Are there frustrating days in your life when the only thing that brings relief is a generous helping of your favorite comfort food? Days that you would give up winning the lottery for a helping of your mother’s mac and cheese or Aunt Eunice’s mashed potatoes?
Nell Endicott feels this urge in Murder Wears Mittens when the seaside knitters are faced with a grisly death—a crime that pulls a young mother of two into its suffocating web. To bring calm and focus while they ponder the perplexing murder of Dolores Cardozo, she arrives at Thursday night knitting with Izzy, Cass, and Birdie carrying her favorite comfort food.
Q: Is Nell’s comfort food the same as yours? Can you identify it from this sprinkling of details?

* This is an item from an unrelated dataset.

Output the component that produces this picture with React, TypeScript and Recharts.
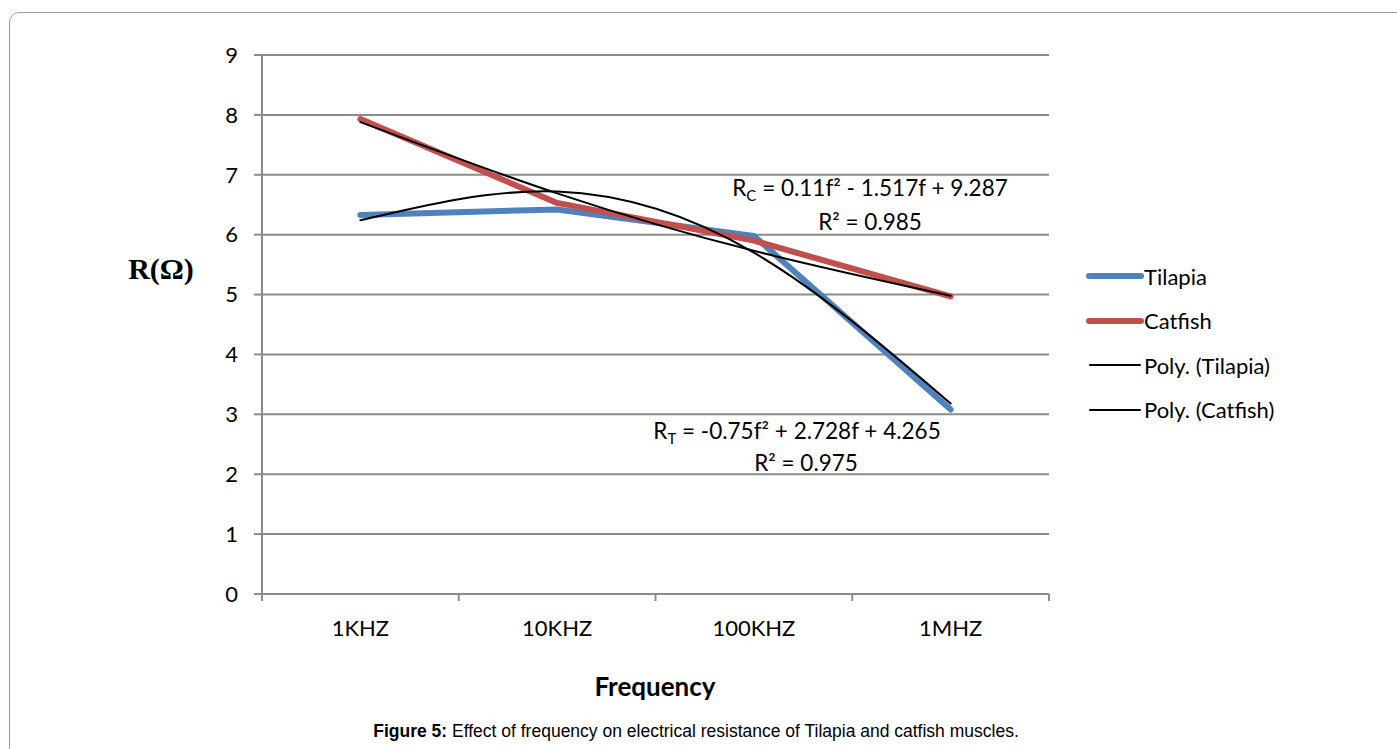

- A splash of red wine. . .
- Sweet, caramelized onions. . .
- Bacon and savory tomato sauce?
It proves to be the perfect choice one Thursday in autumn in Murder Wears Mittens.
A: Nell’s wine, bacon, and caramelized onion meatloaf (Serves 6 to 8)
Ingredients
3 cups sliced yellow onions
1 teaspoon chopped fresh thyme leaves
1 T fresh flat leafed parsley finely chopped
2 teaspoons sea salt
1 clove garlic, minced
1/8 teaspoon freshly ground black pepper
3 tablespoons Worcestershire sauce
1/3 cup canned chicken stock or broth
1 tablespoon tomato paste
2 t Dijon mustard
2 1/2 pounds ground chuck
1/2 cup plain bread crumbs (Nell likes to use Panko crumbs)
2 large eggs, beaten
1/2 cup ketchup
½ cup milk
1 ¼ red wine (Nell always uses wine she likes to drink, not cooking wine)
6 ounces thin sliced bacon
Good quality olive oil
Directions
Preheat oven to 350 degrees F.
Cut onions in half, then slice.
Coat the bottom of the pan with 1T olive oil, or a mixture of olive oil and butter. Heat pan on medium high heat. Add garlic until fragrant, then add onion slices and stir to coat the onions with the oil. Spread the onions out evenly over the pan and let cook for about 20 minutes, stirring only occasionally, enough so they don’t burn. Add wine to pan and cook five more minutes
Add the thyme, Worcestershire sauce, mustard, chicken stock, and tomato paste to onions and cool slightly.
In a large bowl, combine the ground chuck, onion/wine mixture, breadcrumbs, herbs, S&P, and eggs. Mix lightly with a fork. Add milk. If mixture sticks to bowl, add a little more milk.
Put a sheet of parchment paper on a baking pan. Wet hands and shape into a rectangular loaf. Spread the ketchup evenly on top. Arrange bacon slices across loaf, overlapping the slices slightly and tucking them under to avoid curling.
Bake until bacon is crisp (about 1 to 1 1/4 hours) and the meat loaf is cooked through (160 degrees).
A pan of hot water beneath the loaf may keep the top from cracking. Allow to sit for 15 minutes, then serve and enjoy!
As autumn washes over coastal Sea Harbor, Massachusetts, the Seaside Knitters anticipate a relaxing off-season. But when murder shatters the peace, the craftiest bunch in town must unravel a killer’s deadly scheme . . .
After retrieving fresh lobster nets from a local Laundromat, Cass Halloran rushes to attend a last-minute gathering with her knitting circle. But Cass can’t stop worrying about the lonely boy seen hanging around the dryers, and the school uniform he left behind in a hurry. When the ladies return the lost clothing the next day, they find the child and his younger sister alone, seemingly abandoned by their mother . . .
The knitters intend to facilitate a family reunion, not investigate a crime. But the death of Dolores Cardozo, a recluse from the edge of town, throws the group for a loop. Especially when the missing mother and one of their own become tied to the victim’s hidden fortune—and her murder . . .
Before scandalous secrets break bonds and rumors tear Sea Harbor apart, the Seaside Knitters need to string together the truth about Dolores—while preventing a greedy murderer from making another move!